→ Stated goal: Output the full listing below exactly as it reads, and skip anything that is a picture.

→ Dataset extract:
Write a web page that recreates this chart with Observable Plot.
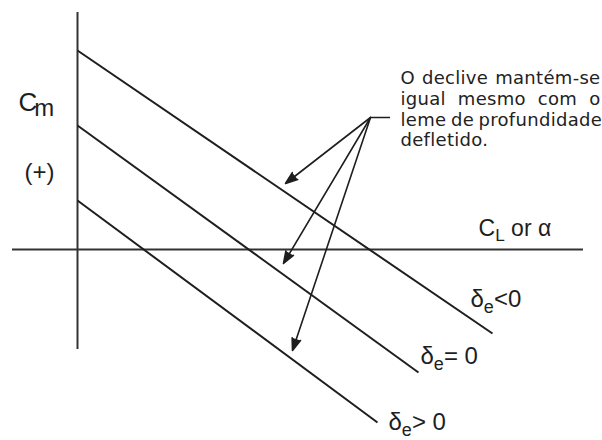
<!DOCTYPE html>
<html><head><meta charset="utf-8">
<script src="https://cdn.jsdelivr.net/npm/d3@7"></script>
<script src="https://cdn.jsdelivr.net/npm/@observablehq/plot@0.6"></script>
<style>html,body{margin:0;padding:0;background:#fff;}</style>
</head><body><div id="chart"></div>
<script>
// ---- chart values (units: CL/α to the right, Cm upward, origin at the axes crossing)
const deflection = ["δ_e<0", "δ_e= 0", "δ_e> 0"];
const cmAtZero   = [19.9, 12.4, 4.9];      // Cm where each line meets the Cm axis
const clEnd      = [41.5, 34.1, 30.0];     // CL at the end of each line
const cmEnd      = [-8.4, -12.3, -17.3];   // Cm at the end of each line
const labelCL    = [39.3, 34.3, 31.1];     // deflection label anchors
const labelCm    = [-5.7, -11.4, -18.0];

const clAxisExtent = [-6.5, 50.6];
const cmAxisExtent = [-10.0, 23.7];

const arrowFrom  = [29.3, 13.2];
const arrowToCL  = [20.8, 20.6, 21.5];
const arrowToCm  = [6.6, -1.4, -10.1];
const noteStub   = 2.0;

const noteLines  = ["O declive mantém-se", "igual mesmo com o", "leme de profundidade", "defletido."];
const noteCm     = [16.6, 14.5, 12.4, 10.4];
const noteLeft   = 32.3, noteRight = 52.3;

const axisLabels = [
  {text: "C_m", x: -5.9, y: 13.9, size: 26},
  {text: "(+)", x: -5.3, y: 7.0, size: 24},
  {text: "C_L or α", x: 40.1, y: 1.4, size: 23}
];

// ---- build tables
const lines = deflection.map((d, i) => ({name: d, x1: 0, y1: cmAtZero[i], x2: clEnd[i], y2: cmEnd[i], lx: labelCL[i], ly: labelCm[i]}));
const arrows = arrowToCL.map((x, i) => ({x1: arrowFrom[0], y1: arrowFrom[1], x2: x, y2: arrowToCm[i]}));
const notes = noteLines.map((t, i) => ({text: t, x: noteLeft, y: noteCm[i], justify: i < noteLines.length - 1}));

const ink = "#1e1e1e";
const sans = "'Liberation Sans', Arial, sans-serif";

const chart = Plot.plot({
  width: 602, height: 440, margin: 0,
  x: {domain: [-7.7, 52.5], axis: null},
  y: {domain: [-19.1, 24.9], axis: null},
  marks: [
    Plot.ruleX([0], {y1: cmAxisExtent[0], y2: cmAxisExtent[1], stroke: "#333", strokeWidth: 2}),
    Plot.ruleY([0], {x1: clAxisExtent[0], x2: clAxisExtent[1], stroke: "#333", strokeWidth: 2}),
    Plot.link(lines, {x1: "x1", y1: "y1", x2: "x2", y2: "y2", stroke: ink, strokeWidth: 2}),
    Plot.ruleY([arrowFrom[1]], {x1: arrowFrom[0], x2: arrowFrom[0] + noteStub, stroke: ink, strokeWidth: 1.5}),
    Plot.arrow(arrows, {x1: "x1", y1: "y1", x2: "x2", y2: "y2", stroke: ink, fill: ink, strokeWidth: 1.6, headLength: 12, headAngle: 40}),
    Plot.text(lines, {x: "lx", y: "ly", text: "name", textAnchor: "start", lineAnchor: "bottom", fontSize: 24, fontFamily: sans, fill: ink}),
    ...axisLabels.map(d => Plot.text([d], {x: "x", y: "y", text: "text", textAnchor: "start", lineAnchor: "bottom", fontSize: d.size, fontFamily: sans, fill: ink})),
    Plot.text(notes, {x: "x", y: "y", text: "text", textAnchor: "start", lineAnchor: "bottom", fontSize: 18, fontFamily: "'DejaVu Sans', sans-serif", fill: "#222"})
  ]
});
document.getElementById("chart").appendChild(chart);

// subscripts
const subStyle = {"C_m": {scale: 0.92, shift: 0.22, dx: -0.12}};
d3.select(chart).selectAll("text").each(function() {
  const t = this.textContent;
  const m = t.match(/^(.*?)_(.)(.*)$/);
  if (!m) return;
  const fs = parseFloat(getComputedStyle(this).fontSize);
  const st = subStyle[t] || {scale: 0.75, shift: 0.26, dx: 0};
  const sel = d3.select(this);
  sel.text(null);
  sel.append("tspan").text(m[1]);
  sel.append("tspan").attr("font-size", fs * st.scale).attr("dy", fs * st.shift).attr("dx", fs * st.dx).text(m[2]);
  if (m[3]) sel.append("tspan").attr("dy", -fs * st.shift).text(m[3]);
});

// justify note lines
const xs = chart.scale("x");
const target = xs.apply(noteRight) - xs.apply(noteLeft);
d3.select(chart).selectAll("text").each(function() {
  const t = this.textContent;
  const n = notes.find(d => d.text === t);
  if (!n) return;
  this.setAttribute("letter-spacing", "0.3");
  if (!n.justify) return;
  const spaces = (t.match(/ /g) || []).length;
  const len = this.getComputedTextLength();
  if (spaces) this.setAttribute("word-spacing", Math.max(-1.5, (target - len) / spaces));
});
</script>
</body></html>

→ Exercise response:
Write a web page that recreates this chart with Observable Plot.
<!DOCTYPE html>
<html><head><meta charset="utf-8">
<script src="https://cdn.jsdelivr.net/npm/d3@7"></script>
<script src="https://cdn.jsdelivr.net/npm/@observablehq/plot@0.6"></script>
<style>html,body{margin:0;padding:0;background:#fff;}</style>
</head><body><div id="chart"></div>
<script>
// ---- chart values (units: CL/α to the right, Cm upward, origin at the axes crossing)
const deflection = ["δ_e<0", "δ_e= 0", "δ_e> 0"];
const cmAtZero   = [19.9, 12.4, 4.9];      // Cm where each line meets the Cm axis
const clEnd      = [41.5, 34.1, 30.0];     // CL at the end of each line
const cmEnd      = [-8.4, -12.3, -17.3];   // Cm at the end of each line
const labelCL    = [39.3, 34.3, 31.1];     // deflection label anchors
const labelCm    = [-5.7, -11.4, -18.0];

const clAxisExtent = [-6.5, 50.6];
const cmAxisExtent = [-10.0, 23.7];

const arrowFrom  = [29.3, 13.2];
const arrowToCL  = [20.8, 20.6, 21.5];
const arrowToCm  = [6.6, -1.4, -10.1];
const noteStub   = 2.0;

const noteLines  = ["O declive mantém-se", "igual mesmo com o", "leme de profundidade", "defletido."];
const noteCm     = [16.6, 14.5, 12.4, 10.4];
const noteLeft   = 32.3, noteRight = 52.3;

const axisLabels = [
  {text: "C_m", x: -5.9, y: 13.9, size: 26},
  {text: "(+)", x: -5.3, y: 7.0, size: 24},
  {text: "C_L or α", x: 40.1, y: 1.4, size: 23}
];

// ---- build tables
const lines = deflection.map((d, i) => ({name: d, x1: 0, y1: cmAtZero[i], x2: clEnd[i], y2: cmEnd[i], lx: labelCL[i], ly: labelCm[i]}));
const arrows = arrowToCL.map((x, i) => ({x1: arrowFrom[0], y1: arrowFrom[1], x2: x, y2: arrowToCm[i]}));
const notes = noteLines.map((t, i) => ({text: t, x: noteLeft, y: noteCm[i], justify: i < noteLines.length - 1}));

const ink = "#1e1e1e";
const sans = "'Liberation Sans', Arial, sans-serif";

const chart = Plot.plot({
  width: 602, height: 440, margin: 0,
  x: {domain: [-7.7, 52.5], axis: null},
  y: {domain: [-19.1, 24.9], axis: null},
  marks: [
    Plot.ruleX([0], {y1: cmAxisExtent[0], y2: cmAxisExtent[1], stroke: "#333", strokeWidth: 2}),
    Plot.ruleY([0], {x1: clAxisExtent[0], x2: clAxisExtent[1], stroke: "#333", strokeWidth: 2}),
    Plot.link(lines, {x1: "x1", y1: "y1", x2: "x2", y2: "y2", stroke: ink, strokeWidth: 2}),
    Plot.ruleY([arrowFrom[1]], {x1: arrowFrom[0], x2: arrowFrom[0] + noteStub, stroke: ink, strokeWidth: 1.5}),
    Plot.arrow(arrows, {x1: "x1", y1: "y1", x2: "x2", y2: "y2", stroke: ink, fill: ink, strokeWidth: 1.6, headLength: 12, headAngle: 40}),
    Plot.text(lines, {x: "lx", y: "ly", text: "name", textAnchor: "start", lineAnchor: "bottom", fontSize: 24, fontFamily: sans, fill: ink}),
    ...axisLabels.map(d => Plot.text([d], {x: "x", y: "y", text: "text", textAnchor: "start", lineAnchor: "bottom", fontSize: d.size, fontFamily: sans, fill: ink})),
    Plot.text(notes, {x: "x", y: "y", text: "text", textAnchor: "start", lineAnchor: "bottom", fontSize: 18, fontFamily: "'DejaVu Sans', sans-serif", fill: "#222"})
  ]
});
document.getElementById("chart").appendChild(chart);

// subscripts
const subStyle = {"C_m": {scale: 0.92, shift: 0.22, dx: -0.12}};
d3.select(chart).selectAll("text").each(function() {
  const t = this.textContent;
  const m = t.match(/^(.*?)_(.)(.*)$/);
  if (!m) return;
  const fs = parseFloat(getComputedStyle(this).fontSize);
  const st = subStyle[t] || {scale: 0.75, shift: 0.26, dx: 0};
  const sel = d3.select(this);
  sel.text(null);
  sel.append("tspan").text(m[1]);
  sel.append("tspan").attr("font-size", fs * st.scale).attr("dy", fs * st.shift).attr("dx", fs * st.dx).text(m[2]);
  if (m[3]) sel.append("tspan").attr("dy", -fs * st.shift).text(m[3]);
});

// justify note lines
const xs = chart.scale("x");
const target = xs.apply(noteRight) - xs.apply(noteLeft);
d3.select(chart).selectAll("text").each(function() {
  const t = this.textContent;
  const n = notes.find(d => d.text === t);
  if (!n) return;
  this.setAttribute("letter-spacing", "0.3");
  if (!n.justify) return;
  const spaces = (t.match(/ /g) || []).length;
  const len = this.getComputedTextLength();
  if (spaces) this.setAttribute("word-spacing", Math.max(-1.5, (target - len) / spaces));
});
</script>
</body></html>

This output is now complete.